- _Exercise description_: Copy every line with the string "draws" in it.

[BEGIN]

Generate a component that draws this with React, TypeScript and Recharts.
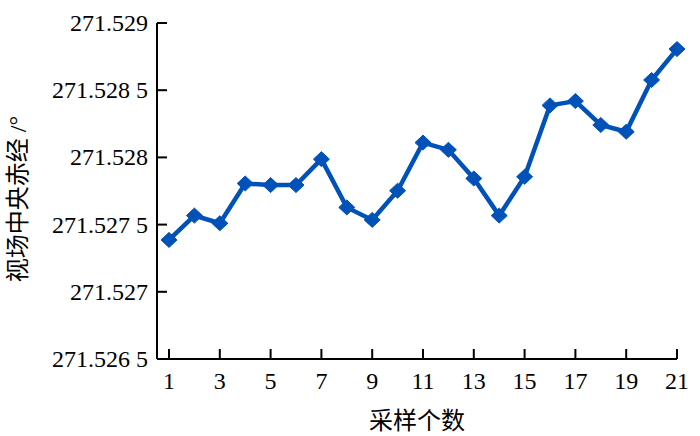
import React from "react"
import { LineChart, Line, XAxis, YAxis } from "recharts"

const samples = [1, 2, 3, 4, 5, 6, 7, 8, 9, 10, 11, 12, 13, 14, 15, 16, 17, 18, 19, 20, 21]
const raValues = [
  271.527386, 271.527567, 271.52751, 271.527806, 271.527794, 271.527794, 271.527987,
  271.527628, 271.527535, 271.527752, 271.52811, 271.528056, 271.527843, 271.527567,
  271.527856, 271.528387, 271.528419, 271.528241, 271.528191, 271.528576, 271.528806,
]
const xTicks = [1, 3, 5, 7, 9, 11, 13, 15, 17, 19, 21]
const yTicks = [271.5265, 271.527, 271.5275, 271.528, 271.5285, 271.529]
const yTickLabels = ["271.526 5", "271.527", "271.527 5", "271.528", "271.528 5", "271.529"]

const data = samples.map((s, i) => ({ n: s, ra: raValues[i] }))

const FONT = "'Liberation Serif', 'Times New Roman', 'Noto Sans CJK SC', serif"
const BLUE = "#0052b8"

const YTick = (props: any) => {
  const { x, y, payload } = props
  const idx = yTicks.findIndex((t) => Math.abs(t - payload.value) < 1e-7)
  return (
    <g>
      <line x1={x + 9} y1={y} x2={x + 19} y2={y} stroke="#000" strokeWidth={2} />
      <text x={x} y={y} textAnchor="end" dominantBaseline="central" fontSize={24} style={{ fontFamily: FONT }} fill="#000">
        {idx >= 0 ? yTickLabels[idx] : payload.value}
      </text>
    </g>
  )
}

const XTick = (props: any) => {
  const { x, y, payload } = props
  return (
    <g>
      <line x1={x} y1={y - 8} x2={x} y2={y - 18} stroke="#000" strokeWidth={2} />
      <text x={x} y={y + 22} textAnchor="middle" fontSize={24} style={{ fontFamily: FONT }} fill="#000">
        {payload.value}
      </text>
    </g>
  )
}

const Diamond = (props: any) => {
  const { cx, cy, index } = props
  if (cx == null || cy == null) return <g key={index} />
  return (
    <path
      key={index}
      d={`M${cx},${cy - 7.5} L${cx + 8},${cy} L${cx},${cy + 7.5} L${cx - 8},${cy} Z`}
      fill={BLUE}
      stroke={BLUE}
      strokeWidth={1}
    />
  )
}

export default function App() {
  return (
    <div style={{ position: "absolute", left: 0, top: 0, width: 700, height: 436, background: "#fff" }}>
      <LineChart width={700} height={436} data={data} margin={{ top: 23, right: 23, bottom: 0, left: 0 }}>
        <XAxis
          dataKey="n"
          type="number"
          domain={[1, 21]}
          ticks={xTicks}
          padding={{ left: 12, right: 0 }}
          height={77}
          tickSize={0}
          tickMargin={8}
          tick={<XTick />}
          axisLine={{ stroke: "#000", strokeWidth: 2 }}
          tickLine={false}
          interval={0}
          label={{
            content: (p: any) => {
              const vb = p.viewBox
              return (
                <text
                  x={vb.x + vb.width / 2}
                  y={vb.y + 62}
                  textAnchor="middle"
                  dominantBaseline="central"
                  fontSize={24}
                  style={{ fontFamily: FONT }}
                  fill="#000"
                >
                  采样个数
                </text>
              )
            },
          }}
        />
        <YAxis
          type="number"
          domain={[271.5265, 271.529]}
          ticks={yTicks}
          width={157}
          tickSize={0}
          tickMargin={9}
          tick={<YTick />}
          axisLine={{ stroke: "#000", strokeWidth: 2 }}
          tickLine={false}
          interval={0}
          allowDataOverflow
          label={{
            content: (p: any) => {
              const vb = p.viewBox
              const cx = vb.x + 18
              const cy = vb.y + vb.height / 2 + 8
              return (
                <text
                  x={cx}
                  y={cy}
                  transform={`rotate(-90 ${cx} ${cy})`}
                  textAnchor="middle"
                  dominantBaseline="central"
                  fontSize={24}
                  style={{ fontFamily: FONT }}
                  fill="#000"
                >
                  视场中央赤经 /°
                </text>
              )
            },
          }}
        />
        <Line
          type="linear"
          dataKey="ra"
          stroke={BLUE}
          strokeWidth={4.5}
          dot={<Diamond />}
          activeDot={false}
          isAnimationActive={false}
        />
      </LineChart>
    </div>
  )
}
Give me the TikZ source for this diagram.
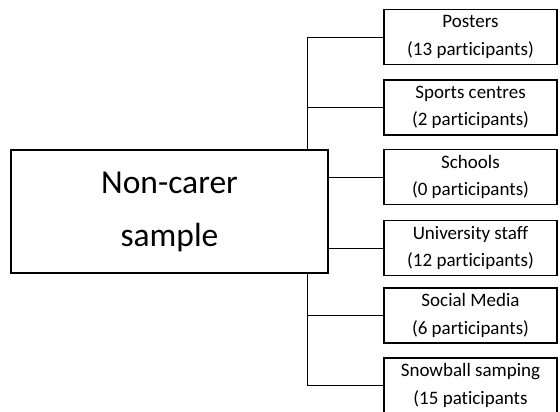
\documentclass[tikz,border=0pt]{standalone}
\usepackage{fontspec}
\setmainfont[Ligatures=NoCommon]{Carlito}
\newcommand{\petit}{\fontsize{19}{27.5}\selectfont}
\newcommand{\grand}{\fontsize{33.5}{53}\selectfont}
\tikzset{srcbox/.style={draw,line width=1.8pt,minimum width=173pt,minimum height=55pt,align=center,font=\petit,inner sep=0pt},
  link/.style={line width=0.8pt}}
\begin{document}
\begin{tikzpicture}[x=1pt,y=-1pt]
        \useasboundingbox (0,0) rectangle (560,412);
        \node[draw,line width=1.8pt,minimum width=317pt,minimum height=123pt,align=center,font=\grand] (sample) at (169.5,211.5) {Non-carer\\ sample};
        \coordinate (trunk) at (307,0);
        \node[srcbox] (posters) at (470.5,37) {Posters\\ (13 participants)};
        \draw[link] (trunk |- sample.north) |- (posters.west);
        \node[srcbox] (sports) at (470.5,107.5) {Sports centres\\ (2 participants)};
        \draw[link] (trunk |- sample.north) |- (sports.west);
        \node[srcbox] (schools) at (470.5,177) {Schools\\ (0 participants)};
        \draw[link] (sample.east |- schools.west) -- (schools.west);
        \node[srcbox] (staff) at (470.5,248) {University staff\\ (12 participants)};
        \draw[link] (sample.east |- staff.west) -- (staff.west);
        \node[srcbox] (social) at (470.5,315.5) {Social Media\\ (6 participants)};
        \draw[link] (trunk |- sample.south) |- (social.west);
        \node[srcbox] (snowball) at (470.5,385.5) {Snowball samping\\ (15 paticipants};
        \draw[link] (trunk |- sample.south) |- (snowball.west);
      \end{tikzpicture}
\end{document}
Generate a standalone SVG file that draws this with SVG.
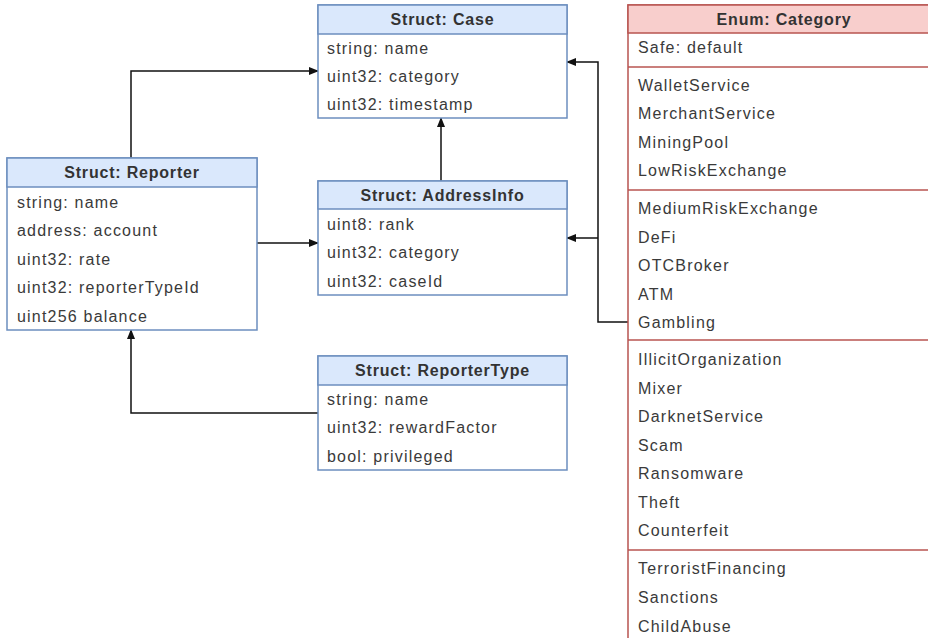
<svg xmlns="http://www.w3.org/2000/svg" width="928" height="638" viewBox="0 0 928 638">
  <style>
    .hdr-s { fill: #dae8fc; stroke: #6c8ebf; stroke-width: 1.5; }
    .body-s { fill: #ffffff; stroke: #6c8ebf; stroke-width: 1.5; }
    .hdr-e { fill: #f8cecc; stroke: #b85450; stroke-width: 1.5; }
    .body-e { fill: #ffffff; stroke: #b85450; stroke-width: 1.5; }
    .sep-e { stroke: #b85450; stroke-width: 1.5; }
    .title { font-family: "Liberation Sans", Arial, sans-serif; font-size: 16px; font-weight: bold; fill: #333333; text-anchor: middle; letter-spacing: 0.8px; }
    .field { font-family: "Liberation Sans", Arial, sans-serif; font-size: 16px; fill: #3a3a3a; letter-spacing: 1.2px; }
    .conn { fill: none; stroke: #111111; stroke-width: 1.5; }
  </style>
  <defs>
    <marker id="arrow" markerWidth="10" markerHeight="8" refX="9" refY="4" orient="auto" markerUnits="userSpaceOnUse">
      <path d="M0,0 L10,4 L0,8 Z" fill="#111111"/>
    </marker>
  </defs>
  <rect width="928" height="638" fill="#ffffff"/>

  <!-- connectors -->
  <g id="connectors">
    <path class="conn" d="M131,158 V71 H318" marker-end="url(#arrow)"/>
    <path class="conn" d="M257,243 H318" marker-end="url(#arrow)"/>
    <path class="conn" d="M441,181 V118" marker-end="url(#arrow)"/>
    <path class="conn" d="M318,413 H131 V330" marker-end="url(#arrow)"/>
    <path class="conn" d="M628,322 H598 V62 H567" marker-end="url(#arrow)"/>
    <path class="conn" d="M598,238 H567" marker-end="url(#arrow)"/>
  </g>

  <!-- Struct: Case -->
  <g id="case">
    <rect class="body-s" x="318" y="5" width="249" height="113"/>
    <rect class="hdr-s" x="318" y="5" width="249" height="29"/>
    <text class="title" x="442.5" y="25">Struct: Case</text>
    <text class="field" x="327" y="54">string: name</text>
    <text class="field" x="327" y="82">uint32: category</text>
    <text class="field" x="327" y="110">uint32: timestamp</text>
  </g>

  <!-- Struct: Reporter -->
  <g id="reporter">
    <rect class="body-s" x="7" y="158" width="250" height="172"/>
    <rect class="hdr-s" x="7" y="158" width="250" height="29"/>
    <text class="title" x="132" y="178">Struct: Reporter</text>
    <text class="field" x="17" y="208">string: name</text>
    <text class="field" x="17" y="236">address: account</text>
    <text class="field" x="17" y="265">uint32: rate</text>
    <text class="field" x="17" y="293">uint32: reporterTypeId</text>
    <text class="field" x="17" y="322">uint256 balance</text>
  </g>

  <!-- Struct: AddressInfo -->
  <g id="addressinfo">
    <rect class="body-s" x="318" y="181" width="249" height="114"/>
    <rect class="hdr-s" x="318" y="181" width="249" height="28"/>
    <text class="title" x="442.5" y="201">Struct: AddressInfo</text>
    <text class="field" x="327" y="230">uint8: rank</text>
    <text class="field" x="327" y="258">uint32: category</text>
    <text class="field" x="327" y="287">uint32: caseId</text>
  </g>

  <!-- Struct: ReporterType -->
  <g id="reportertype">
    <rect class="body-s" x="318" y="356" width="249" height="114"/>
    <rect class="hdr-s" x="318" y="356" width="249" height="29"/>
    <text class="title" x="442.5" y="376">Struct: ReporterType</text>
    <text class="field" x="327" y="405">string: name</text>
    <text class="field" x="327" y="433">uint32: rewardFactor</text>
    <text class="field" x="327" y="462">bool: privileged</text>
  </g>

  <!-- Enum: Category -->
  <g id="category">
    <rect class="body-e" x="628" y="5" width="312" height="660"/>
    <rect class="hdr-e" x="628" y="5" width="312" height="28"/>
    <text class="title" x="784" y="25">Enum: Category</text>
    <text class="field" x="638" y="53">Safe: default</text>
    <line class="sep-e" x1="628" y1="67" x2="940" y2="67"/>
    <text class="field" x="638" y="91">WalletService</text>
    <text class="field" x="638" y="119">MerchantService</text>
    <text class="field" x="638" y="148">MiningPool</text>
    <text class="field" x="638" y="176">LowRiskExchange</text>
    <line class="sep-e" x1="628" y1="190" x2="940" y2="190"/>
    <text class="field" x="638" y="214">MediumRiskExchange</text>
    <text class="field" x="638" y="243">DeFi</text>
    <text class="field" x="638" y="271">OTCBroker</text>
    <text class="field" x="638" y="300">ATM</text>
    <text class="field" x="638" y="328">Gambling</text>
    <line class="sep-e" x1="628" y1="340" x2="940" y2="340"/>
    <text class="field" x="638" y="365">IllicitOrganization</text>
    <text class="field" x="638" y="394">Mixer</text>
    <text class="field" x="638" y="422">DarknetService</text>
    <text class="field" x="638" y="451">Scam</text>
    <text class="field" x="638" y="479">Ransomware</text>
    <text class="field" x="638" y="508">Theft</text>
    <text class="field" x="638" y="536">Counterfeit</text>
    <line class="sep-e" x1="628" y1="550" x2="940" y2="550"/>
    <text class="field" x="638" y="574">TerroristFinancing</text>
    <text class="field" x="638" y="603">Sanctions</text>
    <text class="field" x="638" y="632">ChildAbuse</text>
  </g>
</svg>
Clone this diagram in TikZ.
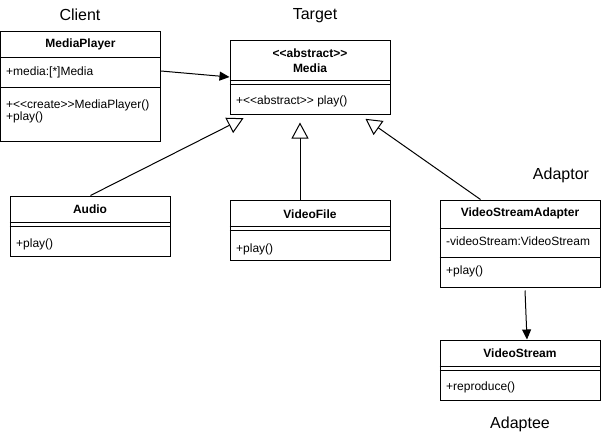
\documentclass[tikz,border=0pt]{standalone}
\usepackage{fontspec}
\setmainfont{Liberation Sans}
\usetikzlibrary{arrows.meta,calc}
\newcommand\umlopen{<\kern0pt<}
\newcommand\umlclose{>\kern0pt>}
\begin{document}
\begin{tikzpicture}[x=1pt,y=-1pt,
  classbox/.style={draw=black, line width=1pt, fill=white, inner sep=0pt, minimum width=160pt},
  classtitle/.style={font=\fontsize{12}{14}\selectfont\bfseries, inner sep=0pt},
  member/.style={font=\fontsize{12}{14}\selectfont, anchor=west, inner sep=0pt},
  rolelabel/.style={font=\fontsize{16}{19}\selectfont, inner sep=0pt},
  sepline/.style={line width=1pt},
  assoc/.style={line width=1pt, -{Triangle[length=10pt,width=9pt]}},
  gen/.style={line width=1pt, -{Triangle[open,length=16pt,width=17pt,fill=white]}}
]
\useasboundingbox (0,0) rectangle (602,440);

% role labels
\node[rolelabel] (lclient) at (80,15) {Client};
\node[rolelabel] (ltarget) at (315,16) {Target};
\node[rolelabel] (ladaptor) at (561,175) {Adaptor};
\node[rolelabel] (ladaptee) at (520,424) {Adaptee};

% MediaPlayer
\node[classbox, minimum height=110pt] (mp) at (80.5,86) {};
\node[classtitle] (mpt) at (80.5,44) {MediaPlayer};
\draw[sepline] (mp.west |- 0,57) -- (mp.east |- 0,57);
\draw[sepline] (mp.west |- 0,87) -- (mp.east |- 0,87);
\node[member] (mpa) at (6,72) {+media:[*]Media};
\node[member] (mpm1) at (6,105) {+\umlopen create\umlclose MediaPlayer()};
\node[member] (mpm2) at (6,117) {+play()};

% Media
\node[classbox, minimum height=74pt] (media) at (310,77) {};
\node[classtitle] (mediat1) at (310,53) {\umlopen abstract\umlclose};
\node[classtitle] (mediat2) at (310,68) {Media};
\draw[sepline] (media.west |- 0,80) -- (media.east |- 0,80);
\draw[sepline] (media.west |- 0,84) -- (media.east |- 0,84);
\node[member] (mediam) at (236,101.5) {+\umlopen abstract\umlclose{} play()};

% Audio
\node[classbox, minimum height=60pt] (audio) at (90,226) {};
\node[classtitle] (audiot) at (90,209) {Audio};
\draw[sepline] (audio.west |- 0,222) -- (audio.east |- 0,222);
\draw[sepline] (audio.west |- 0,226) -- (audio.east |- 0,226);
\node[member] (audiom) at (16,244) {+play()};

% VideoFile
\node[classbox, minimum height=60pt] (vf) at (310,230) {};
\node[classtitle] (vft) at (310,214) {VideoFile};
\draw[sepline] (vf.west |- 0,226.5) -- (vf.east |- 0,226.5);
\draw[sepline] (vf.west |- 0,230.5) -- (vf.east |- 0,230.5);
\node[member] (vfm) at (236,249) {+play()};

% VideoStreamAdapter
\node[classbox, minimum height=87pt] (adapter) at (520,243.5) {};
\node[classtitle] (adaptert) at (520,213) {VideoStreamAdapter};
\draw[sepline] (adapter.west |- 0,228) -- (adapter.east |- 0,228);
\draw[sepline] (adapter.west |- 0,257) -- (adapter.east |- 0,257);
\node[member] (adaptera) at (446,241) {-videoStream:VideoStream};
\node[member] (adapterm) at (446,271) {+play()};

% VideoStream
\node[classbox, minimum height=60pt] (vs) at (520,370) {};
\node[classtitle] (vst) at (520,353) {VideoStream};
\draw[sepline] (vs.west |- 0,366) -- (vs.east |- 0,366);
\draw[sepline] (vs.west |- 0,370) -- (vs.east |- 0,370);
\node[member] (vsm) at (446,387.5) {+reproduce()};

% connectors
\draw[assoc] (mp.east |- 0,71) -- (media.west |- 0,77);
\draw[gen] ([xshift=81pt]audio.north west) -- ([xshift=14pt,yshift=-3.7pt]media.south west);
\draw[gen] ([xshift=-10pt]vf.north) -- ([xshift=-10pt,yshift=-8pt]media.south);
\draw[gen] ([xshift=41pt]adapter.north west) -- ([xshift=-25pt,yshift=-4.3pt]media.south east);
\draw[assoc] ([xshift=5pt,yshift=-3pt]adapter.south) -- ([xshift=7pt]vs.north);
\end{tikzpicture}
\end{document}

[END]

- _Correct result_:
Generate a component that draws this with React, TypeScript and Recharts.
Generate a standalone SVG file that draws this with SVG.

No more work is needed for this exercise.